Archbishop Hughes sailed to Europe and visited Paris, where he met the emperor of France, Napoleon III. He also visited Rome and Dublin. His mission was to generate or bolster support for the Union cause at a time when Lincoln and Seward were worried that Europeans nations could recognize the Confederacy.
There was a fear that Great Britain would eventually side with the Confederacy, or might even enter the American Civil War on the Confederate side. Writing from Paris, Hughes assured Secretary of State Seward that Great Britain would not be able to raise an army in Ireland to fight in America. "In Ireland," Hughes wrote, "a war against the United States will be very unpopular among the classes that furnished troops for the Crimea, India, and China."
Return to New York City
Hughes returned to the New York City, to a large welcome, in August 1862. He preached a sermon supporting the Union cause at St. Patrick’s Cathedral. The text was printed in a number of newspapers, including the New York Times, which headlined it, “War Sermon by Archbishop Hughes.”
The archbishop’s health began to fail, and by early 1863 he was barely able to leave his residence.

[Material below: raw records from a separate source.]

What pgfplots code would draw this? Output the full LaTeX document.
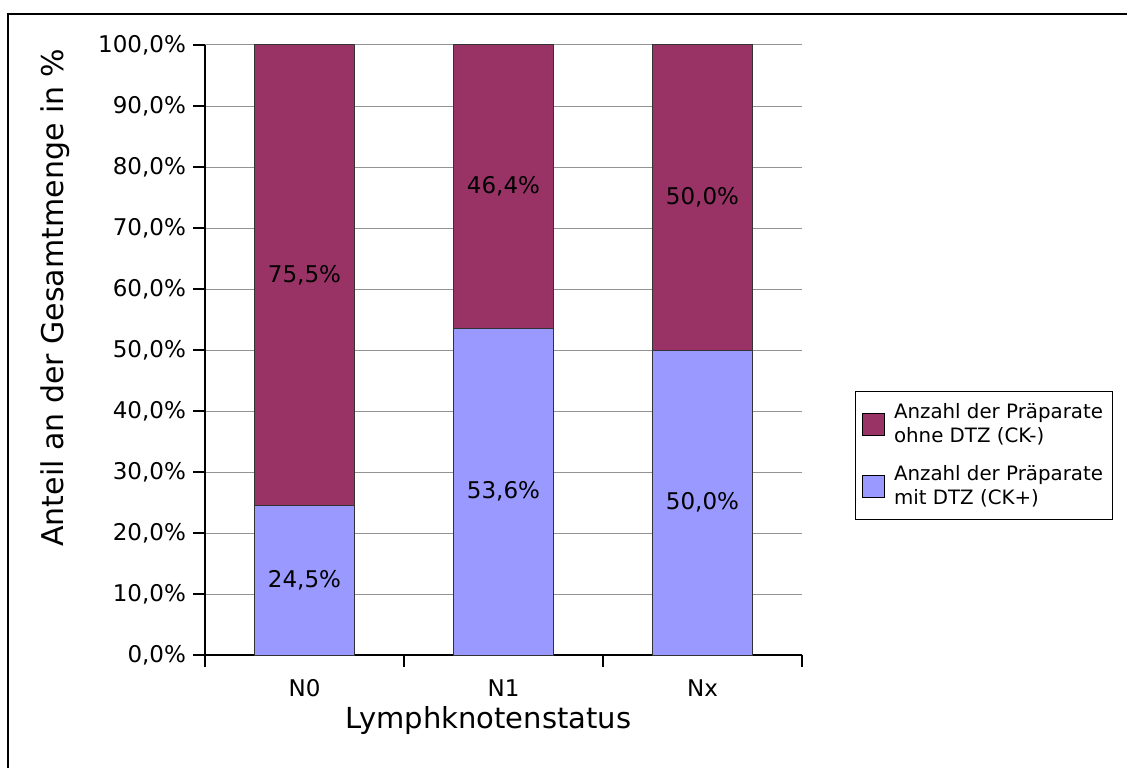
\documentclass[border=0pt]{standalone}
\usepackage{pgfplots}
\pgfplotsset{compat=1.18}
\usepackage{fontspec}
\setmainfont{DejaVu Sans}
\definecolor{ckminus}{HTML}{993366}
\definecolor{ckplus}{HTML}{9999FF}
\begin{document}
\begin{tikzpicture}
\useasboundingbox (0,0) rectangle (564pt,383.5pt);
\draw[line width=1pt] (4.2pt,-2pt) -- (4.2pt,376.3pt) -- (563.6pt,376.3pt);
\begin{axis}[
  at={(102.5pt,56pt)}, anchor=south west,
  scale only axis, width=298.5pt, height=305pt,
  ybar stacked, bar width=50pt,
  xmin=-0.5, xmax=2.5, ymin=0, ymax=100,
  axis x line*=bottom, axis y line*=left,
  axis line style={line width=0.7pt},
  tick align=outside, major tick length=6pt,
  tick style={black, line width=0.6pt},
  ytick={0,10,...,100},
  yticklabel={\pgfmathprintnumber[fixed,fixed zerofill,precision=1,use comma,assume math mode=true]{\tick}\%},
  yticklabel style={font=\fontsize{11.5}{14}\selectfont},
  xtick={-0.5,0.5,1.5,2.5}, xticklabels={,,,},
  extra x ticks={0,1,2}, extra x tick labels={N0,N1,Nx},
  extra x tick style={major tick length=0pt, grid=none,
    xticklabel style={anchor=base, yshift=-20.5pt, font=\fontsize{11.5}{14}\selectfont}},
  ymajorgrids, grid style={gray!85, line width=0.5pt},
  ylabel={Anteil an der Gesamtmenge in \%},
  ylabel style={at={(axis description cs:-0.2513,0.586)}, anchor=center, font=\fontsize{15}{18}\selectfont},
  xlabel={Lymphknotenstatus},
  xlabel style={at={(axis description cs:0.475,-0.1197)}, anchor=base, font=\fontsize{14.5}{17}\selectfont},
  reverse legend,
  legend image code/.code={\draw[#1, draw=black, line width=0.5pt] (0pt,-5.5pt) rectangle (11pt,5.5pt); \path[draw=none, fill=none] (0pt,0pt) -- (14pt,0pt);},
  legend style={at={(1.0888,0.327)}, anchor=west, draw=black, line width=0.5pt,
    font=\fontsize{9.9}{12}\selectfont, cells={anchor=west, align=left},
    row sep=6pt, inner xsep=3pt, inner ysep=4pt},
]
\addplot[fill=ckplus, draw=black!80, line width=0.5pt] coordinates {(0,24.5) (1,53.6) (2,50.0)};
\addlegendentry{Anzahl der Präparate\\mit DTZ (CK+)}
\addplot[fill=ckminus, draw=black!80, line width=0.5pt] coordinates {(0,75.5) (1,46.4) (2,50.0)};
\addlegendentry{Anzahl der Präparate\\ohne DTZ (CK-)}
\end{axis}
\begin{axis}[
  at={(102.5pt,56pt)}, anchor=south west,
  scale only axis, width=298.5pt, height=305pt,
  xmin=-0.5, xmax=2.5, ymin=0, ymax=100, hide axis,
]
\addplot[draw=none, mark=none, point meta=explicit,
  nodes near coords={\pgfmathprintnumber[fixed,fixed zerofill,precision=1,use comma,assume math mode=true]{\pgfplotspointmeta}\%},
  every node near coord/.append style={anchor=center, font=\fontsize{11.5}{14}\selectfont}]
  table[meta=v] {
x y v
0 12.25 24.5
0 62.25 75.5
1 26.8 53.6
1 76.8 46.4
2 25.0 50.0
2 75.0 50.0
};
\end{axis}
\end{tikzpicture}
\end{document}
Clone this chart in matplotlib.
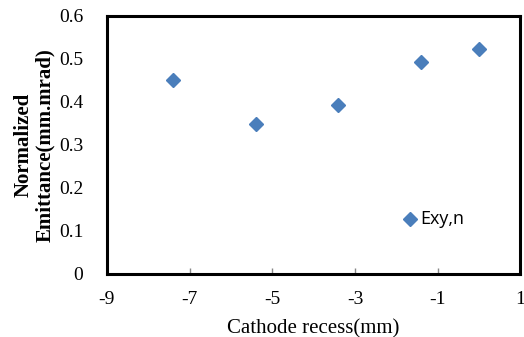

When the notorious New York Draft Riots broke out in July 1863, city leaders implored Hughes to make a statement. Hughes gave a speech from the balcony of his residence on Madison Avenue, blessing the crowd while urging compliance with the conscription acts. It's believed his words helped defuse a horrible situation that could have gotten even worse.
By late 1863 all of New York followed stories of his failing health in the newspapers. He struggled on until January 3, 1864.
The next day the New York Times published an obituary of Archbishop Hughes, and in subsequent days the newspaper published stories about the immense crowds that viewed his body in St. Patrick’s Cathedral.
He was buried in a crypt at the cathedral. After the new St. Patrick's Cathedral on Fifth Avenue was completed, his body was transported to the new cathedral in 1883 and interred beneath its altar.